The need some communities have to move polling locations is really a confluence of two issues – handicapped accessibility, and the availability of a dedicated phone line, Deputy Secretary of State Julie Flynn explained.

First, the Americans with Disabilities Act requires that polling places be handicapped accessible, which means having wide enough doors for people in wheelchairs, having handicapped parking spaces and a flat enough parking lot, having accessible bathrooms, and other things.

Newer municipal buildings are constructed to be accessible, but older ones sometimes have problems, Flynn said. In 2004, the state sent groups out to measure and investigate the 600-odd voting locations in the state, and to note where they complied with the rules and where they didn’t.

Hardly any passed fully, Flynn said. “There were probably only a handful of towns that were 100 percent accessible,” she said. Some had only minor problems – not enough handicapped parking signs, for example, or no automated door-opener. “I think where you see people moving their polling places, it may be the number and scope (of the issues),” she explained.

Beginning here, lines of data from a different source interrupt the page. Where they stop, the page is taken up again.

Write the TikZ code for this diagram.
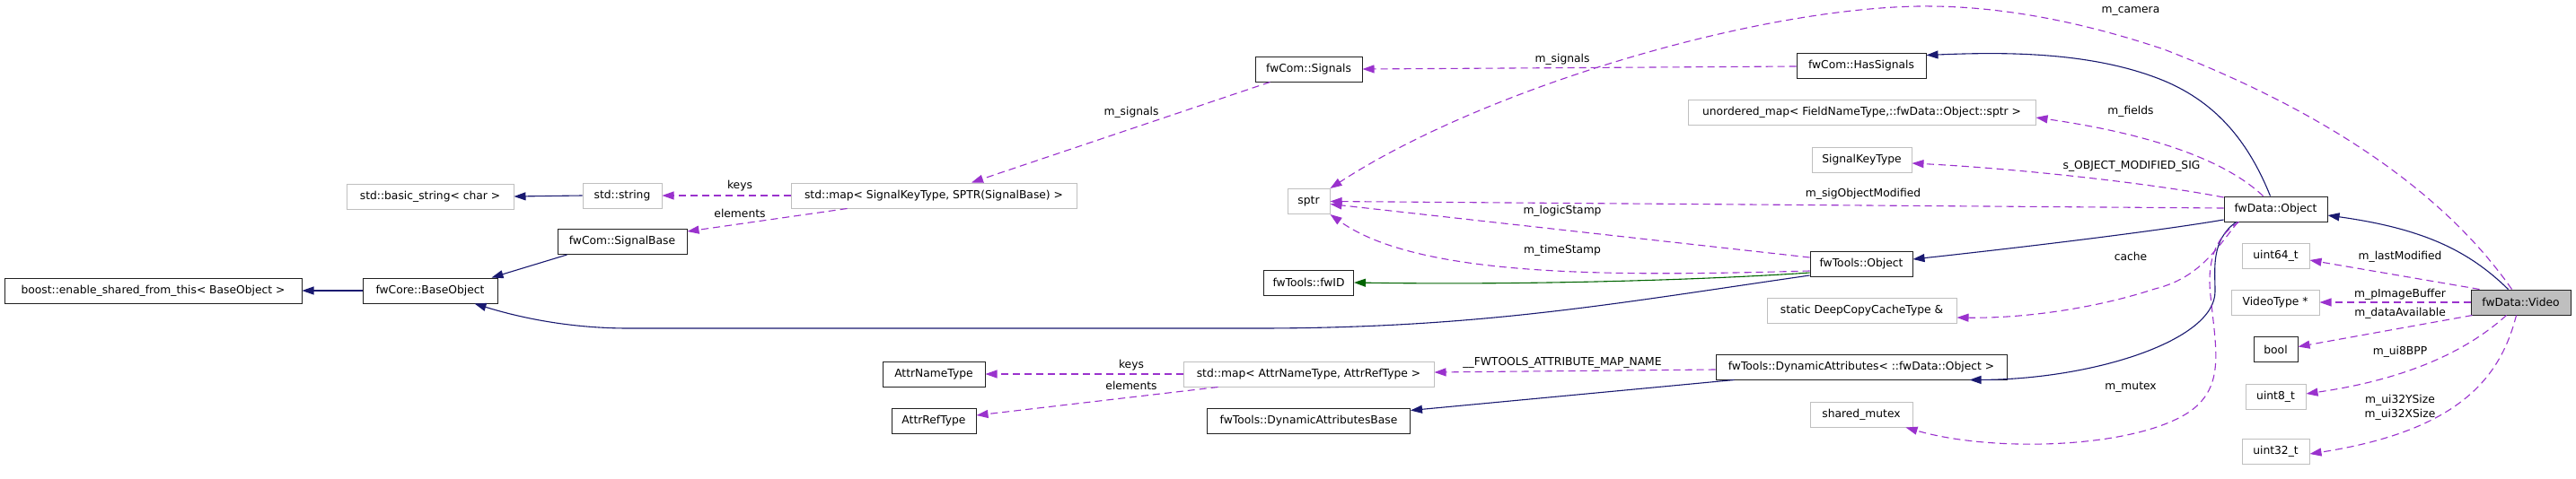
\documentclass[tikz,border=0pt]{standalone}
\usepackage{fontspec}
\setmainfont{DejaVu Sans}
\usetikzlibrary{arrows.meta,calc}
\definecolor{inhc}{HTML}{191970}
\definecolor{usec}{HTML}{9A32CD}
\definecolor{tplc}{HTML}{006400}
\definecolor{grayb}{HTML}{BFBFBF}
\definecolor{boxb}{HTML}{202020}
\begin{document}
\begin{tikzpicture}[x=1pt,y=-1pt,
  font=\fontsize{12.3}{15}\selectfont,
  box/.style={draw=boxb, line width=1pt, fill=white, minimum height=28pt, inner xsep=0pt, inner ysep=0pt, anchor=center},
  gbox/.style={box, draw=grayb},
  tip/.style={-{Triangle[length=13pt,width=9pt]}},
  inh/.style={draw=inhc, line width=1.1pt, tip},
  use/.style={draw=usec, line width=1.1pt, dash pattern=on 8pt off 5pt, tip},
  tpl/.style={draw=tplc, line width=1.1pt, tip},
  lbl/.style={inner sep=0pt, anchor=center}
]
\fill[white] (0,0) rectangle (2869,533);
\useasboundingbox (0,0) rectangle (2869,533);

% ---- nodes ----
\node[box, minimum width=331pt] (boost) at (170.5,324) {boost::enable\_shared\_from\_this< BaseObject >};
\node[box, minimum width=150pt] (baseobj) at (479,324) {fwCore::BaseObject};
\node[gbox, minimum width=186pt] (bstr) at (479,219) {std::basic\_string< char >};
\node[gbox, minimum width=88pt] (sstr) at (693,218) {std::string};
\node[box, minimum width=144pt] (sigbase) at (693,269.5) {fwCom::SignalBase};
\node[gbox, minimum width=318pt] (smap) at (1040,218) {std::map< SignalKeyType, SPTR(SignalBase) >};
\node[box, minimum width=114pt] (attrname) at (1040,417) {AttrNameType};
\node[box, minimum width=94pt] (attrref) at (1040,469) {AttrRefType};
\node[box, minimum width=119pt] (signals) at (1457.5,77) {fwCom::Signals};
\node[gbox, minimum width=47pt] (sptr) at (1457.5,224.5) {sptr};
\node[box, minimum width=100pt] (fwid) at (1457.5,315) {fwTools::fwID};
\node[gbox, minimum width=279pt] (amap) at (1457.5,417) {std::map< AttrNameType, AttrRefType >};
\node[box, minimum width=226pt] (dabase) at (1457.5,469) {fwTools::DynamicAttributesBase};
\node[box, minimum width=144pt] (hassig) at (2073,73) {fwCom::HasSignals};
\node[gbox, minimum width=387pt] (umap) at (2073.5,125) {unordered\_map< FieldNameType,::fwData::Object::sptr >};
\node[gbox, minimum width=111pt] (skt) at (2073.5,178) {SignalKeyType};
\node[box, minimum width=114pt] (ftobj) at (2073,294) {fwTools::Object};
\node[gbox, minimum width=211pt] (dcc) at (2073.5,346) {static DeepCopyCacheType \&};
\node[box, minimum width=324pt] (dynattr) at (2073,409) {fwTools::DynamicAttributes< ::fwData::Object >};
\node[gbox, minimum width=114pt] (smutex) at (2073,462) {shared\_mutex};
\node[box, minimum width=115pt] (fdobj) at (2534.5,233) {fwData::Object};
\node[gbox, minimum width=75pt] (u64) at (2534.5,285) {uint64\_t};
\node[gbox, minimum width=98pt] (vtype) at (2534,337) {VideoType *};
\node[box, minimum width=49pt] (bool) at (2534.5,389.5) {bool};
\node[gbox, minimum width=67pt] (u8) at (2534.5,442) {uint8\_t};
\node[gbox, minimum width=75pt] (u32) at (2534.5,503) {uint32\_t};
\node[box, fill=grayb, minimum width=111pt] (video) at (2807.5,337) {fwData::Video};

% ---- edges ----
\draw[inh] (baseobj.west) -- (boost.east);
\draw[inh] ($(sigbase.south west)+(11,0)$) -- ($(baseobj.north east)+(-7,0)$);
\draw[inh] ($(ftobj.west)+(0,13)$) .. controls (1800,338) and (1650,366) .. (1400,366) -- (700,366) .. controls (640,366) and (585,356) .. ($(baseobj.south east)+(-26,0)$);
\draw[inh] (sstr.west) -- (bstr.east);
\draw[use] (smap.west) -- (sstr.east);
\draw[use] ($(smap.south west)+(63,0)$) -- ($(sigbase.north east)+(0,3)$);
\draw[use] ($(signals.south west)+(17,0)$) -- ($(smap.north)+(42,0)$);
\draw[use] ($(hassig.west)+(0,1)$) -- (signals.east);
\draw[inh] ($(fdobj.north)+(-6,0)$) .. controls (2505,160) and (2470,115) .. (2410,90) .. controls (2330,57) and (2230,58) .. ($(hassig.north east)+(0,3)$);
\draw[use] ($(fdobj.north)+(-14,0)$) .. controls (2480,180) and (2400,150) .. ($(umap.east)+(0,6)$);
\draw[use] ($(fdobj.west)+(0,-13)$) .. controls (2400,205) and (2250,188) .. ($(skt.east)+(0,4)$);
\draw[use] ($(fdobj.west)+(0,-1)$) -- (sptr.east);
\draw[use] ($(ftobj.west)+(0,-7)$) -- ($(sptr.east)+(0,3)$);
\draw[use] ($(ftobj.west)+(0,8)$) .. controls (1800,308) and (1580,310) .. (sptr.south east);
\draw[tpl] ($(ftobj.west)+(0,10)$) .. controls (1900,312) and (1700,318) .. (fwid.east);
\draw[use] ($(video.north)+(-10,0)$) .. controls (2740,240) and (2630,140) .. (2410,55) .. controls (2300,18) and (2210,6) .. (2137,7) .. controls (1950,10) and (1650,100) .. (sptr.north east);
\draw[inh] ($(fdobj.west)+(0,12)$) .. controls (2400,258) and (2250,276) .. ($(ftobj.east)+(0,-5)$);
\draw[use] ($(fdobj.south west)+(16,0)$) .. controls (2470,275) and (2450,310) .. (2400,322) .. controls (2330,345) and (2250,355) .. ($(dcc.east)+(0,8)$);
\draw[inh] ($(fdobj.south west)+(14,0)$) .. controls (2462,268) and (2467,300) .. (2467,325) .. controls (2467,380) and (2330,423) .. ($(dynattr.south east)+(-42,0)$);
\draw[use] ($(fdobj.south west)+(17,0)$) .. controls (2465,265) and (2458,295) .. (2462,330) .. controls (2468,390) and (2478,430) .. (2440,458) .. controls (2380,500) and (2220,505) .. ($(smutex.south east)+(-8,0)$);
\draw[use] ($(dynattr.west)+(0,3)$) -- ($(amap.east)+(0,-2)$);
\draw[inh] ($(dynattr.south west)+(21,0)$) -- ($(dabase.north east)+(0,3)$);
\draw[use] (amap.west) -- (attrname.east);
\draw[use] ($(amap.south west)+(39,0)$) -- ($(attrref.east)+(0,-6)$);
\draw[inh] ($(video.north)+(-14,0)$) .. controls (2750,280) and (2700,255) .. ($(fdobj.east)+(0,7)$);
\draw[use] ($(video.north west)+(10,0)$) -- ($(u64.east)+(0,5)$);
\draw[use] (video.west) -- (vtype.east);
\draw[use] ($(video.south west)+(2,0)$) -- ($(bool.east)+(0,-3)$);
\draw[use] ($(video.south)+(-16,0)$) .. controls (2760,380) and (2700,420) .. ($(u8.east)+(0,-3)$);
\draw[use] ($(video.south)+(-5,0)$) .. controls (2785,420) and (2740,480) .. ($(u32.east)+(0,3)$);

% ---- labels ----
\node[lbl] (l1) at (824,207) {keys};
\node[lbl] (l2) at (824,238) {elements};
\node[lbl] (l3) at (1260,125) {m\_signals};
\node[lbl] (l4) at (1740,66) {m\_signals};
\node[lbl] (l5) at (1260,407) {keys};
\node[lbl] (l6) at (1260,430) {elements};
\node[lbl] (l7) at (1740,404) {\_\_FWTOOLS\_ATTRIBUTE\_MAP\_NAME};
\node[lbl] (l8) at (1740,235) {m\_logicStamp};
\node[lbl] (l9) at (1740,279) {m\_timeStamp};
\node[lbl] (l10) at (2373,13) {m\_camera};
\node[lbl] (l11) at (2373,124) {m\_fields};
\node[lbl] (l12) at (2374,185) {s\_OBJECT\_MODIFIED\_SIG};
\node[lbl] (l13) at (2075,216) {m\_sigObjectModified};
\node[lbl] (l14) at (2373,286) {cache};
\node[lbl] (l15) at (2373,432) {m\_mutex};
\node[lbl] (l16) at (2673,286) {m\_lastModified};
\node[lbl] (l17) at (2673,328) {m\_pImageBuffer};
\node[lbl] (l18) at (2673,349) {m\_dataAvailable};
\node[lbl] (l19) at (2673,392) {m\_ui8BPP};
\node[lbl, align=center, font=\fontsize{12.3}{16}\selectfont] (l20) at (2673,454) {m\_ui32YSize\\m\_ui32XSize};
\end{tikzpicture}
\end{document}
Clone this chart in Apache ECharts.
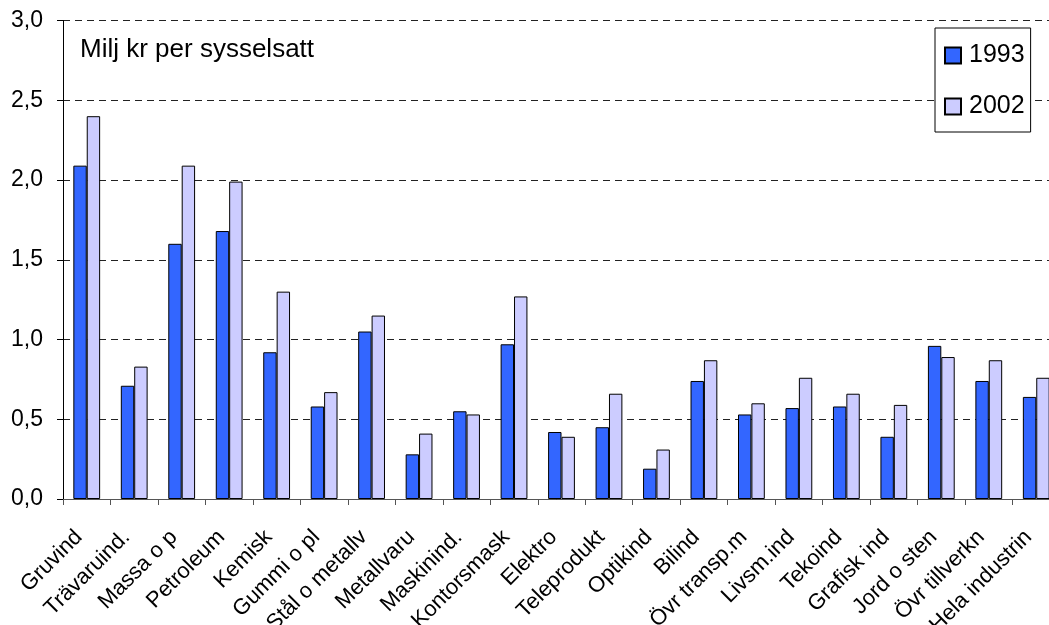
<!DOCTYPE html>
<html>
<head>
<meta charset="utf-8">
<style>
  html, body { margin: 0; padding: 0; background: #fff; }
  #chart { width: 1049px; height: 625px; }
</style>
<script src="https://cdn.jsdelivr.net/npm/echarts@6/dist/echarts.min.js"></script>
</head>
<body>
<div id="chart"></div>
<script>
// Förädlingsvärde per sysselsatt, miljoner kronor, per bransch
const categories = [
  'Gruvind', 'Trävaruind.', 'Massa o p', 'Petroleum', 'Kemisk', 'Gummi o pl',
  'Stål o metallv', 'Metallvaru', 'Maskinind.', 'Kontorsmask', 'Elektro',
  'Teleprodukt', 'Optikind', 'Bilind', 'Övr transp.m', 'Livsm.ind', 'Tekoind',
  'Grafisk ind', 'Jord o sten', 'Övr tillverkn', 'Hela industrin'
];
const values1993 = [
  2.09, 0.71, 1.60, 1.68, 0.92, 0.58,
  1.05, 0.28, 0.55, 0.97, 0.42,
  0.45, 0.19, 0.74, 0.53, 0.57, 0.58,
  0.39, 0.96, 0.74, 0.64
];
const values2002 = [
  2.40, 0.83, 2.09, 1.99, 1.30, 0.67,
  1.15, 0.41, 0.53, 1.27, 0.39,
  0.66, 0.31, 0.87, 0.60, 0.76, 0.66,
  0.59, 0.89, 0.87, 0.76
];
const seriesNames = ['1993', '2002'];
const yTicks = { min: 0, max: 3, interval: 0.5 };

const FONT = 'Arial, "Liberation Sans", sans-serif';
const chart = echarts.init(document.getElementById('chart'), null, { renderer: 'canvas' });

chart.setOption({
  animation: false,
  backgroundColor: '#ffffff',
  title: {
    text: 'Milj kr per sysselsatt',
    left: 80,
    top: 37,
    padding: 0,
    textStyle: { fontFamily: FONT, fontSize: 26, fontWeight: 'normal', color: '#000' }
  },
  legend: {
    orient: 'vertical',
    left: 935,
    top: 28,
    padding: [15, 6, 13, 9],
    itemWidth: 16,
    itemHeight: 16,
    itemGap: 26,
    icon: 'rect',
    backgroundColor: '#ffffff',
    borderColor: '#000',
    borderWidth: 1,
    textStyle: { fontFamily: FONT, fontSize: 25, color: '#000', padding: [0, 0, 0, 3] },
    data: seriesNames
  },
  grid: {
    left: 63, top: 20.5, bottom: 126, right: -11,
    containLabel: false,
    outerBoundsMode: 'none'
  },
  xAxis: {
    type: 'category',
    data: categories,
    axisLine: { show: true, lineStyle: { color: '#555', width: 1 } },
    axisTick: { show: true, length: 6, lineStyle: { color: '#555' }, alignWithLabel: false },
    axisLabel: {
      interval: 0,
      rotate: 45,
      margin: 27,
      padding: [0, 11, 0, 0],
      fontFamily: FONT,
      fontSize: 22,
      color: '#000'
    },
    splitLine: { show: false }
  },
  yAxis: {
    type: 'value',
    min: yTicks.min,
    max: yTicks.max,
    interval: yTicks.interval,
    axisLine: { show: true, lineStyle: { color: '#000', width: 1 } },
    axisTick: { show: true, length: 6, lineStyle: { color: '#000' } },
    axisLabel: {
      margin: 20,
      fontFamily: FONT,
      fontSize: 23,
      color: '#000',
      formatter: v => v.toFixed(1).replace('.', ',')
    },
    splitLine: { show: true, lineStyle: { color: '#222', width: 1, type: [7, 5] } }
  },
  series: [
    {
      name: seriesNames[0],
      type: 'bar',
      data: values1993,
      barWidth: 13.4,
      barGap: '0%',
      itemStyle: { color: '#3366ff', borderColor: '#000', borderWidth: 1 }
    },
    {
      name: seriesNames[1],
      type: 'bar',
      data: values2002,
      barWidth: 13.4,
      barGap: '0%',
      itemStyle: { color: '#ccccff', borderColor: '#000', borderWidth: 1 }
    }
  ]
});
</script>
</body>
</html>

This November, the state is also working to get every polling place in compliance with the Help America Vote Act, which requires that every location have a voting device for people who need assistance voting.

The state purchased an Accessible Voting System that lets voters call in to cast their vote, rather than having to read and being able to write. To have an AVS, towns need a dedicated analog phone line – with fax capabilities – in their polling places.

The actual AVS system is paid for by the state, Flynn said, but towns are responsible, financially and otherwise, for making their buildings accessible. Towns that need assistance, Flynn said, may apply for grant money to help with some of the costs associated with compliance, after the work has been done.

“We can’t build someone a new building or ramps,” she said. But the state can help with some costs.

Livermore’s community building not only had slightly too-narrow doors and the wrong type of door handle, it was also not set up to be able to have a separate phone line for the AVS system.

In Livermore Falls, in contrast, the polling place has been changed partly because of the state’s new system, and partly because it might be dangerous to have the voting in the fire station, Town Clerk Kristal Flagg said.

On top of having little-to-no handicapped parking near the fire station, things could get difficult if the fire department was called out during voting hours. “If there was ever an emergency, here we are in the middle of the voting,” Flagg said.

Making the town office compliant instead was relatively easy, she said. A small ramp to go over a lip on the doorway and some handicapped parking signs were among the small purchases the town made.

Change is never easy, Libby said, and moving the polling place from the location where she can remember her parents voting, and the location most townspeople have gotten used to, might be a little jarring.

But it’s important, and a positive change, however hard it might be to get used to. “We want (disabled voters) to be able to vote and feel comfortable about all these aspects, and it’s a law. We need to be on board,” she said. “It’s a very good program,” she said, “and it’s a pretty important election. What people need to realize is that we all may know somebody (who needs it).”